To solve both of these, **floats** were created as a compromise. They have a fixed number of bits, usually 32 (64 bit floats exist and are often called “doubles”, meaning “double-precision”). The bits are essentially split into two pieces, the “base” and the “mantissa”. The “base” is, more or less, just a whole number that uses *only* the minimum number of bits necessary to describe its value. All other bits are assigned to the mantissa, which for the purposes of this ELI5 can simply be thought of as “the magic decimal garbage”. **NOTE** that the actual way the number is stored in memory isn’t actually an int followed by extra garbage that just denotes the fractional piece; that would still give us the computational speed problem. The real implementation is far more convoluted than that, but thinking of it this way for now makes it simpler to digest.

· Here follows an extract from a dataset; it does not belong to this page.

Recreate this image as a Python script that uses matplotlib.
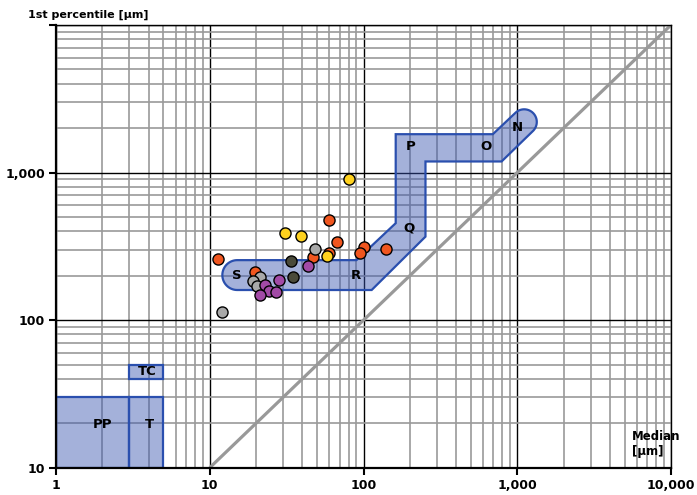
import numpy as np
import matplotlib
matplotlib.use("Agg")
import matplotlib.pyplot as plt
from matplotlib.patches import Polygon, Rectangle
from matplotlib.ticker import FixedLocator, NullFormatter

# ---- data (median, 1st percentile) ----
orange_x = [60, 67, 60, 100, 95, 141, 47, 11.3, 19.7]
orange_y = [480, 339, 287, 312, 284, 302, 267, 261, 211]
yellow_x = [81, 31, 39, 57.5]
yellow_y = [900, 388, 374, 270]
gray_x = [48.5, 21.3, 19, 20.2, 12]
gray_y = [304, 197, 185, 171, 114]
dark_x = [34, 35]
dark_y = [253, 195]
purple_x = [43.5, 28, 23, 24.4, 26.8, 21.3]
purple_y = [234, 187, 173, 158, 154, 149]

x_ticks = [1, 10, 100, 1000, 10000]
x_ticklabels = ["1", "10", "100", "1,000", "10,000"]
y_ticks = [10, 100, 1000, 10000]
y_ticklabels = ["10", "100", "1,000", ""]

# zone corners (median, 1st percentile)
band_corners_a = [(90, 255), (162, 454), (162, 1820), (694, 1820)]
band_corners_b = [(791, 1189), (253, 1189), (253, 368), (113, 160)]
s_cap = (15.1, 202)      # centre of the rounded S end
n_cap = (1109, 2203)     # centre of the rounded N end
boxes = {"PP": (1, 3, 10, 30), "T": (3, 5, 10, 30), "TC": (3, 5, 40, 50)}
zone_labels = ["S", "R", "Q", "P", "O", "N", "PP", "T", "TC"]
zone_label_x = [15.0, 89, 197, 203, 625, 994, 2.02, 4.03, 3.9]
zone_label_y = [202, 202, 422, 1494, 1494, 2010, 19.5, 19.5, 45]

fig = plt.figure(figsize=(6.97, 4.95), dpi=100)
ax = fig.add_axes([56/697, 1-467.7/495, (671-56)/697, (467.7-25)/495])
ax.set_xscale("log")
ax.set_yscale("log")
ax.set_xlim(1, 10000)
ax.set_ylim(10, 10000)

# grid
ax.xaxis.set_minor_locator(FixedLocator([m*10**e for e in range(0, 4) for m in range(2, 10)]))
ax.yaxis.set_minor_locator(FixedLocator([m*10**e for e in range(1, 4) for m in range(2, 10)]))
ax.xaxis.set_minor_formatter(NullFormatter())
ax.yaxis.set_minor_formatter(NullFormatter())
ax.grid(True, which="minor", color="#9a9a9a", lw=1.2, zorder=0)
ax.grid(True, which="major", color="black", lw=1.0, zorder=0.5)
ax.set_axisbelow(True)
ax.tick_params(which="minor", length=0)

ax.set_xticks(x_ticks)
ax.set_xticklabels(x_ticklabels, fontsize=9, fontweight="bold")
ax.set_yticks(y_ticks)
ax.set_yticklabels(y_ticklabels, fontsize=9, fontweight="bold")
ax.tick_params(which="major", length=5, width=1.5, color="black", pad=3)
for s in ["left", "bottom"]:
    ax.spines[s].set_linewidth(1.6)
for s in ["top", "right"]:
    ax.spines[s].set_linewidth(1.0)

face = (0.227, 0.333, 0.69, 0.46)
edge = "#2a4fae"

# band polygon built in log space
kx = 147.5/153.8
def arc(c, r, a0, a1, n=40):
    t = np.radians(np.linspace(a0, a1, n))
    cx, cy = np.log10(c[0]), np.log10(c[1])
    return list(zip(10**(cx + r*kx*np.cos(t)), 10**(cy + r*np.sin(t))))

r_s = np.log10(255/160)/2
r_n = 0.0856
verts = arc(s_cap, r_s, 270, 90) + band_corners_a + arc(n_cap, r_n, 135, -45) + band_corners_b
ax.add_patch(Polygon(verts, closed=True, facecolor=face, edgecolor=edge, lw=1.6, zorder=2))

for name, (x0, x1, y0, y1) in boxes.items():
    ax.add_patch(Rectangle((x0, y0), x1-x0, y1-y0, facecolor=face, edgecolor=edge, lw=1.6, zorder=2))

# diagonal
ax.plot([10, 10000], [10, 10000], color="#999999", lw=2.3, zorder=2.5, solid_capstyle="butt")

for lab, lx, ly in zip(zone_labels, zone_label_x, zone_label_y):
    ax.text(lx, ly, lab, ha="center", va="center", fontsize=9.5, fontweight="bold", zorder=5)

ms = 64
kw = dict(s=ms, edgecolors="black", linewidths=1.0, zorder=4)
ax.scatter(orange_x, orange_y, c="#f0561f", **kw)
ax.scatter(yellow_x, yellow_y, c="#ffd21f", **kw)
ax.scatter(gray_x, gray_y, c="#a8a8a8", **kw)
ax.scatter(dark_x, dark_y, c="#4a4a3a", **kw)
ax.scatter(purple_x, purple_y, c="#a24aa6", **kw)

fig.text(28/697, 1-15/495, "1st percentile [\u00b5m]", ha="left", va="center",
         fontsize=8, fontweight="bold")
fig.text(632/697, 1-444/495, "Median\n[\u00b5m]", ha="left", va="center",
         fontsize=8.5, fontweight="bold", linespacing=1.2)

fig.savefig("out.png", dpi=100)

The *float* type gets its name because of this key fact that the division line between the two pieces “floats” around, not existing in any one specific place but instead varying based on what number it’s actually storing. If the base is a large number, it will eat more bits and push the boundary over; if it’s a very small number, it will eat fewer bits and the boundary will move the other way. The more bits the mantissa is given, the more precise fractions it can describe. This yields a pretty elegant system where numbers that are very close to 0 (and thus, have very small bases and big mantissas) can hold very precise fractions, while numbers that are extremely large (huge bases and tiny mantissas) start to lose out on precision. Since, as describe before, floats aren’t actually int + decimal, this trading of bases for precision can even be completely inverted, where whole numbers themselves start being skipped over. This makes floats useless for counting at very high values, but allow them to store way, WAY larger values than integers can if you don’t care about being super duper accurate.

The result of this compromise is that the float can only store a finite number of fractions between any two whole numbers. These fractions are more or less on equal intervals where the interval size is determined by the number of bits that the mantissa has access to. This creates granular “steps” to decimals between numbers. Anything that comes up in math operations that doesn’t land neatly on one of those steps will get rounded to the closest available step. **Your error happens because the fraction `1/10` does NOT land on one of these little steps.** It gets rounded to something very close to, but *not quite equal to* 1/10. If this was a calculation with very messy decimals and you only care about the answer precise to two or three decimal places this wouldn’t matter, but if you are trying to add two numbers like this together and you’re expecting a clean, precise output, you will quickly notice the tiny errors building up.

Does the Posit number type get around the limitations of floating point values being rounded? I have briefly looked at it, but I’m still not familiar enough with Posit to know.

The problem is due to the fact that tenths cannot be accurately stored in a binary floating point representation. Thus, every number with a decimal contains a bit of rounding error, which typically isn’t shown. Typing 0.1 doesn’t yield a value that is *precisely* 0.1, and similarly with 0.2 and 0.3, but the error doesn’t scale linearly with the size of the number (it honestly doesn’t scale at all). E.g. the error in 0.2 is not twice as large as for 0.1 just because 0.2 is twice the size of 0.1.

If you want precision, you have to use integers, not floating point numbers, or a specific decimal formatting that gets around this problem. Alternatively, use a programming language that’s actually intended for computational work, like FORTRAN or MATLAB or whatever.